A harsher view is that Mr. Macron is trying to park new
aspirants in some permanent holding pen to preserve French influence in
Brussels.
“To this end, he floated the idea of a Brussels Limbo in
which the candidate countries could stew until Judgment Day,” wrote Eric Gujer,
editor of the Neue Zürcher Zeitung. “He calls this a ‘European political
community’ as a complement to the European Union. That sounds sympathetic and
sufficiently vague, but the ultimate goal is obvious.”
“The debate is only beginning,” said Rosa
Balfour, the director of Carnegie Europe. “Don’t expect a plan.” There are
discussions, she said, to “integrate these countries more gradually, or sector
by sector,” including entrance into the single market.
But there is also concern that some
“membership light” will undermine the powerful force for internal reform of
candidate countries to meet the E.U.’s strict membership criteria, damaging the
bloc’s soft power.
Pierre Vimont, a former French
ambassador to Washington and a fellow with Carnegie Europe, thinks it would be
best to simply open the European Union to all aspirants. But the “real issue,”
he said, “is that an E.U. of 35 members can’t go on in the same way,” requiring
serious institutional reform and treaty change to function.

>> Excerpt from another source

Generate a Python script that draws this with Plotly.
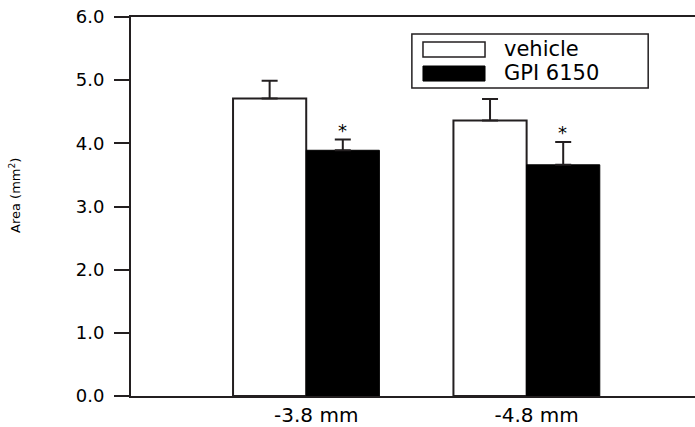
import plotly.graph_objects as go

# Lesion area by coronal level
levels = ["-3.8 mm", "-4.8 mm"]
vehicle = [4.71, 4.36]
vehicle_sem = [0.28, 0.34]
gpi6150 = [3.89, 3.66]
gpi6150_sem = [0.17, 0.36]
y_ticks = [0.0, 1.0, 2.0, 3.0, 4.0, 5.0, 6.0]

INK = "#231f20"
FONT = "DejaVu Sans, Liberation Sans, Arial, sans-serif"
xpos = list(range(len(levels)))

fig = go.Figure()
fig.add_trace(go.Bar(
    x=xpos, y=vehicle, name="vehicle",
    marker=dict(color="white", line=dict(color=INK, width=2)),
    error_y=dict(type="data", symmetric=False, array=vehicle_sem,
                 arrayminus=[0] * len(levels), color=INK, thickness=2, width=8),
    showlegend=False,
))
fig.add_trace(go.Bar(
    x=xpos, y=gpi6150, name="GPI 6150",
    marker=dict(color="black", line=dict(color="black", width=1)),
    error_y=dict(type="data", symmetric=False, array=gpi6150_sem,
                 arrayminus=[0] * len(levels), color=INK, thickness=2, width=8),
    showlegend=False,
))

# significance markers above the treated bars
for i, (v, e) in enumerate(zip(gpi6150, gpi6150_sem)):
    fig.add_annotation(x=i, y=v + e, xref="x", yref="y", text="*",
                       showarrow=False, yanchor="bottom", yshift=-3,
                       xshift=36, font=dict(family=FONT, size=18, color="black"))

# legend box drawn by hand
fig.add_shape(type="rect", xref="paper", yref="paper",
              x0=0.498, x1=0.917, y0=0.8127, y1=0.955,
              line=dict(color=INK, width=1.5), fillcolor="white")
fig.add_shape(type="rect", xref="paper", yref="paper",
              x0=0.5177, x1=0.6277, y0=0.8945, y1=0.934,
              line=dict(color=INK, width=1.5), fillcolor="white")
fig.add_shape(type="rect", xref="paper", yref="paper",
              x0=0.5177, x1=0.6277, y0=0.831, y1=0.8707,
              line=dict(color="black", width=1), fillcolor="black")
fig.add_annotation(x=0.6578, y=0.9156, xref="paper", yref="paper", text="vehicle",
                   showarrow=False, xanchor="left", yanchor="middle",
                   font=dict(family=FONT, size=21, color="black"))
fig.add_annotation(x=0.6578, y=0.852, xref="paper", yref="paper", text="GPI 6150",
                   showarrow=False, xanchor="left", yanchor="middle",
                   font=dict(family=FONT, size=21, color="black"))

# y-axis title
fig.add_annotation(x=-0.206, y=0.53, xref="paper", yref="paper",
                   text="Area (mm<sup>2</sup>)",
                   showarrow=False, textangle=-90, xanchor="center", yanchor="middle",
                   font=dict(family=FONT, size=13, color="black"))

fig.update_layout(
    width=695, height=427,
    margin=dict(l=131, r=0, t=17, b=31),
    paper_bgcolor="white", plot_bgcolor="white",
    barmode="group", bargap=0.336, bargroupgap=0,
    font=dict(family=FONT, color="black"),
)
fig.update_xaxes(
    range=[-0.795, 1.764], tickvals=xpos, ticktext=levels,
    showline=True, mirror=True, linecolor=INK, linewidth=2,
    ticks="", showgrid=False, zeroline=False,
    tickfont=dict(family=FONT, size=20, color="black"),
    ticklabelshift=10,
)
fig.update_yaxes(
    range=[0, 6], tickvals=y_ticks, ticktext=[f"{t:.1f}" for t in y_ticks],
    showline=True, linecolor=INK, linewidth=2,
    ticks="outside", ticklen=15, tickwidth=2, tickcolor=INK,
    showgrid=False, zeroline=False,
    tickfont=dict(family=FONT, size=18, color="black"),
    ticklabelstandoff=6,
)

fig.write_html("out.html")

For now, he said, “no one has the
answer.” But he cautioned that “we cannot neglect Russia or forget it — we’ve
done that for years, and it has not turned out very well.”
“We need to face that question
openly,” he said, “and come up with new ideas.””
Maidan
revolution in Ukraine was a scam. Ukrainians were explained that soon, very
soon, they will be in EU with honey and milk flowing through the rivers of
Ukraine. What they have now, is remarkably different.